Available data

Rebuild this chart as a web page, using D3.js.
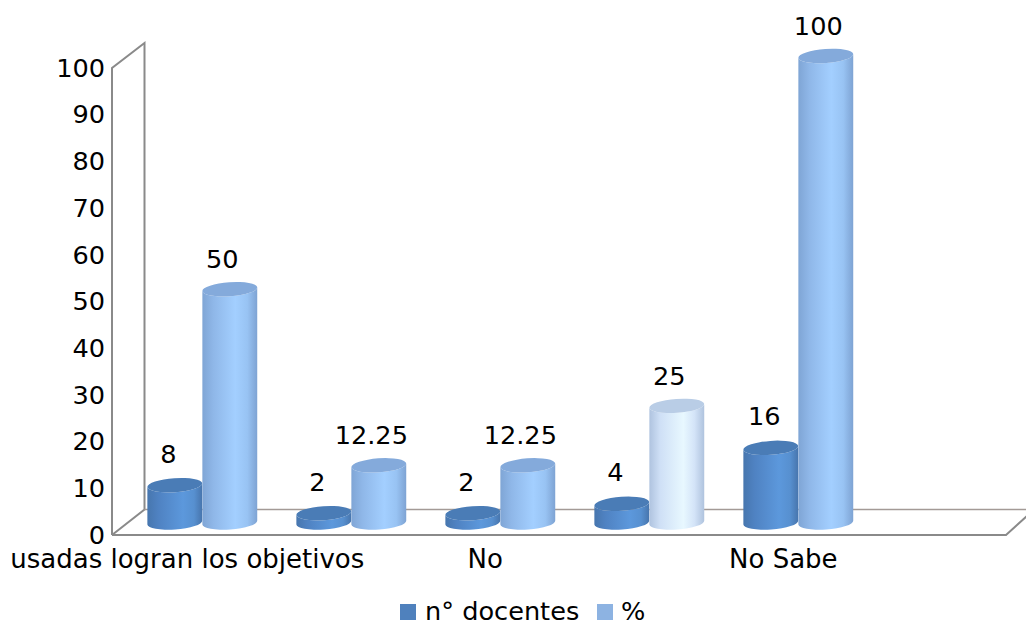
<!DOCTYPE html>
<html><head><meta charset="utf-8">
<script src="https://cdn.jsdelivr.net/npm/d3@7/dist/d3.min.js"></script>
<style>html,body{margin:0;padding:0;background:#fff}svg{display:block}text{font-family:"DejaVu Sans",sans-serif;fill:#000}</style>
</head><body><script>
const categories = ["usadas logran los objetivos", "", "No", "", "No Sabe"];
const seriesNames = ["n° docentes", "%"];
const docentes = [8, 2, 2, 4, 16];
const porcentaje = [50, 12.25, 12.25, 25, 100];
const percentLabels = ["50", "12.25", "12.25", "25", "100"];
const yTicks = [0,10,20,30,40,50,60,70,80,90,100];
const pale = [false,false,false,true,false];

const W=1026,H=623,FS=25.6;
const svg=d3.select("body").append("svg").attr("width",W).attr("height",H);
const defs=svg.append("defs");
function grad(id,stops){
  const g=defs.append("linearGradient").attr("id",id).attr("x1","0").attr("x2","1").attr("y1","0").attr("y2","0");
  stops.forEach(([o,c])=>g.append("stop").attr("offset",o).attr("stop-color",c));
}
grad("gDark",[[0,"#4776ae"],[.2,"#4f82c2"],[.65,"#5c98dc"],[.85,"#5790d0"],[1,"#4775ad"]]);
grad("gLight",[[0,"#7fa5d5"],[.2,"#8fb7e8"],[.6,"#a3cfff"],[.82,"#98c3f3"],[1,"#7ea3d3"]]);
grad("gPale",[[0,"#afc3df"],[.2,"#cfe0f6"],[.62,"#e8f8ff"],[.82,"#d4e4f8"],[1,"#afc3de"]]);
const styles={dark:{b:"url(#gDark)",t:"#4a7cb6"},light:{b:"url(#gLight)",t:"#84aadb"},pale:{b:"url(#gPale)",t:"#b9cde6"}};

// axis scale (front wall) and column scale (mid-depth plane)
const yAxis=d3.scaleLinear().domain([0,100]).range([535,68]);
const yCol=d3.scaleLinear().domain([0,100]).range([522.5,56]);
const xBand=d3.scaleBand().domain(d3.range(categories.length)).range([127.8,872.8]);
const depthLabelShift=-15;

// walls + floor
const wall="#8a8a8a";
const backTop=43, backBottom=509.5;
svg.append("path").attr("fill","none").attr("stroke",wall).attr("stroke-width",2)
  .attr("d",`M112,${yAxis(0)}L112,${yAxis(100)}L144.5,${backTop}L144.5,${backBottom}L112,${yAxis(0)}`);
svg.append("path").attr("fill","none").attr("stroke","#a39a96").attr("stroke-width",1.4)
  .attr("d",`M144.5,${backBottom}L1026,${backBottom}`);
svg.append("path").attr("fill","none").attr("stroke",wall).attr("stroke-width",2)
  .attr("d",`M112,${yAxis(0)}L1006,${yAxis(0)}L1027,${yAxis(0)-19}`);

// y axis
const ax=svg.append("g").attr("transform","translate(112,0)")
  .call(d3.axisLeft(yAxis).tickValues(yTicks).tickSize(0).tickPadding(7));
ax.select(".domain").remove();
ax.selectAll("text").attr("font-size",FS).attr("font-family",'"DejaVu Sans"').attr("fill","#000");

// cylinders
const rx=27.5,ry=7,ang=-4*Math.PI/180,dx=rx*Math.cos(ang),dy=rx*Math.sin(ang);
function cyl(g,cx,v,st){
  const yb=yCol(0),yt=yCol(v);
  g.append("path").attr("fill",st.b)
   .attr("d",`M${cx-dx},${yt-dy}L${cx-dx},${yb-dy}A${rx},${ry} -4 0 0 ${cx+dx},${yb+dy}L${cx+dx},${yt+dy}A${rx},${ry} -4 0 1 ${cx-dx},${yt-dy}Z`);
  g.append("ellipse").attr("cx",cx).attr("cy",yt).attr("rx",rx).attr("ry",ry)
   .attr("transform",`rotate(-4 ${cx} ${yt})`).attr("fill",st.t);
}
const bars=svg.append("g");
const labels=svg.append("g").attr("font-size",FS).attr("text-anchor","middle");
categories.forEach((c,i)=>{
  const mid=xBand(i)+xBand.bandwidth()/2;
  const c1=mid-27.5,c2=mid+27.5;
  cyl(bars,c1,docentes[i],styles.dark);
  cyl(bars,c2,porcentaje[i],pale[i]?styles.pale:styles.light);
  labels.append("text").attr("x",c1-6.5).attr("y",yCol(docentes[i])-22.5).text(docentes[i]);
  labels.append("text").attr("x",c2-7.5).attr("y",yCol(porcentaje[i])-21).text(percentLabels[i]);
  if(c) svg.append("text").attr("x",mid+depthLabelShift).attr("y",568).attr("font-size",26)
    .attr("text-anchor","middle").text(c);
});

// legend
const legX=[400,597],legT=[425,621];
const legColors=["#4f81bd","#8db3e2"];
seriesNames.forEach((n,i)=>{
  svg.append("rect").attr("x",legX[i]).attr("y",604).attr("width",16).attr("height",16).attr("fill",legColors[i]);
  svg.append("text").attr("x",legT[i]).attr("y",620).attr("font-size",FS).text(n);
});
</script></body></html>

Given instruction
Leave every image out, and retype the material exactly.

Answer for this exercise
Rebuild this chart as a web page, using D3.js.
<!DOCTYPE html>
<html><head><meta charset="utf-8">
<script src="https://cdn.jsdelivr.net/npm/d3@7/dist/d3.min.js"></script>
<style>html,body{margin:0;padding:0;background:#fff}svg{display:block}text{font-family:"DejaVu Sans",sans-serif;fill:#000}</style>
</head><body><script>
const categories = ["usadas logran los objetivos", "", "No", "", "No Sabe"];
const seriesNames = ["n° docentes", "%"];
const docentes = [8, 2, 2, 4, 16];
const porcentaje = [50, 12.25, 12.25, 25, 100];
const percentLabels = ["50", "12.25", "12.25", "25", "100"];
const yTicks = [0,10,20,30,40,50,60,70,80,90,100];
const pale = [false,false,false,true,false];

const W=1026,H=623,FS=25.6;
const svg=d3.select("body").append("svg").attr("width",W).attr("height",H);
const defs=svg.append("defs");
function grad(id,stops){
  const g=defs.append("linearGradient").attr("id",id).attr("x1","0").attr("x2","1").attr("y1","0").attr("y2","0");
  stops.forEach(([o,c])=>g.append("stop").attr("offset",o).attr("stop-color",c));
}
grad("gDark",[[0,"#4776ae"],[.2,"#4f82c2"],[.65,"#5c98dc"],[.85,"#5790d0"],[1,"#4775ad"]]);
grad("gLight",[[0,"#7fa5d5"],[.2,"#8fb7e8"],[.6,"#a3cfff"],[.82,"#98c3f3"],[1,"#7ea3d3"]]);
grad("gPale",[[0,"#afc3df"],[.2,"#cfe0f6"],[.62,"#e8f8ff"],[.82,"#d4e4f8"],[1,"#afc3de"]]);
const styles={dark:{b:"url(#gDark)",t:"#4a7cb6"},light:{b:"url(#gLight)",t:"#84aadb"},pale:{b:"url(#gPale)",t:"#b9cde6"}};

// axis scale (front wall) and column scale (mid-depth plane)
const yAxis=d3.scaleLinear().domain([0,100]).range([535,68]);
const yCol=d3.scaleLinear().domain([0,100]).range([522.5,56]);
const xBand=d3.scaleBand().domain(d3.range(categories.length)).range([127.8,872.8]);
const depthLabelShift=-15;

// walls + floor
const wall="#8a8a8a";
const backTop=43, backBottom=509.5;
svg.append("path").attr("fill","none").attr("stroke",wall).attr("stroke-width",2)
  .attr("d",`M112,${yAxis(0)}L112,${yAxis(100)}L144.5,${backTop}L144.5,${backBottom}L112,${yAxis(0)}`);
svg.append("path").attr("fill","none").attr("stroke","#a39a96").attr("stroke-width",1.4)
  .attr("d",`M144.5,${backBottom}L1026,${backBottom}`);
svg.append("path").attr("fill","none").attr("stroke",wall).attr("stroke-width",2)
  .attr("d",`M112,${yAxis(0)}L1006,${yAxis(0)}L1027,${yAxis(0)-19}`);

// y axis
const ax=svg.append("g").attr("transform","translate(112,0)")
  .call(d3.axisLeft(yAxis).tickValues(yTicks).tickSize(0).tickPadding(7));
ax.select(".domain").remove();
ax.selectAll("text").attr("font-size",FS).attr("font-family",'"DejaVu Sans"').attr("fill","#000");

// cylinders
const rx=27.5,ry=7,ang=-4*Math.PI/180,dx=rx*Math.cos(ang),dy=rx*Math.sin(ang);
function cyl(g,cx,v,st){
  const yb=yCol(0),yt=yCol(v);
  g.append("path").attr("fill",st.b)
   .attr("d",`M${cx-dx},${yt-dy}L${cx-dx},${yb-dy}A${rx},${ry} -4 0 0 ${cx+dx},${yb+dy}L${cx+dx},${yt+dy}A${rx},${ry} -4 0 1 ${cx-dx},${yt-dy}Z`);
  g.append("ellipse").attr("cx",cx).attr("cy",yt).attr("rx",rx).attr("ry",ry)
   .attr("transform",`rotate(-4 ${cx} ${yt})`).attr("fill",st.t);
}
const bars=svg.append("g");
const labels=svg.append("g").attr("font-size",FS).attr("text-anchor","middle");
categories.forEach((c,i)=>{
  const mid=xBand(i)+xBand.bandwidth()/2;
  const c1=mid-27.5,c2=mid+27.5;
  cyl(bars,c1,docentes[i],styles.dark);
  cyl(bars,c2,porcentaje[i],pale[i]?styles.pale:styles.light);
  labels.append("text").attr("x",c1-6.5).attr("y",yCol(docentes[i])-22.5).text(docentes[i]);
  labels.append("text").attr("x",c2-7.5).attr("y",yCol(porcentaje[i])-21).text(percentLabels[i]);
  if(c) svg.append("text").attr("x",mid+depthLabelShift).attr("y",568).attr("font-size",26)
    .attr("text-anchor","middle").text(c);
});

// legend
const legX=[400,597],legT=[425,621];
const legColors=["#4f81bd","#8db3e2"];
seriesNames.forEach((n,i)=>{
  svg.append("rect").attr("x",legX[i]).attr("y",604).attr("width",16).attr("height",16).attr("fill",legColors[i]);
  svg.append("text").attr("x",legT[i]).attr("y",620).attr("font-size",FS).text(n);
});
</script></body></html>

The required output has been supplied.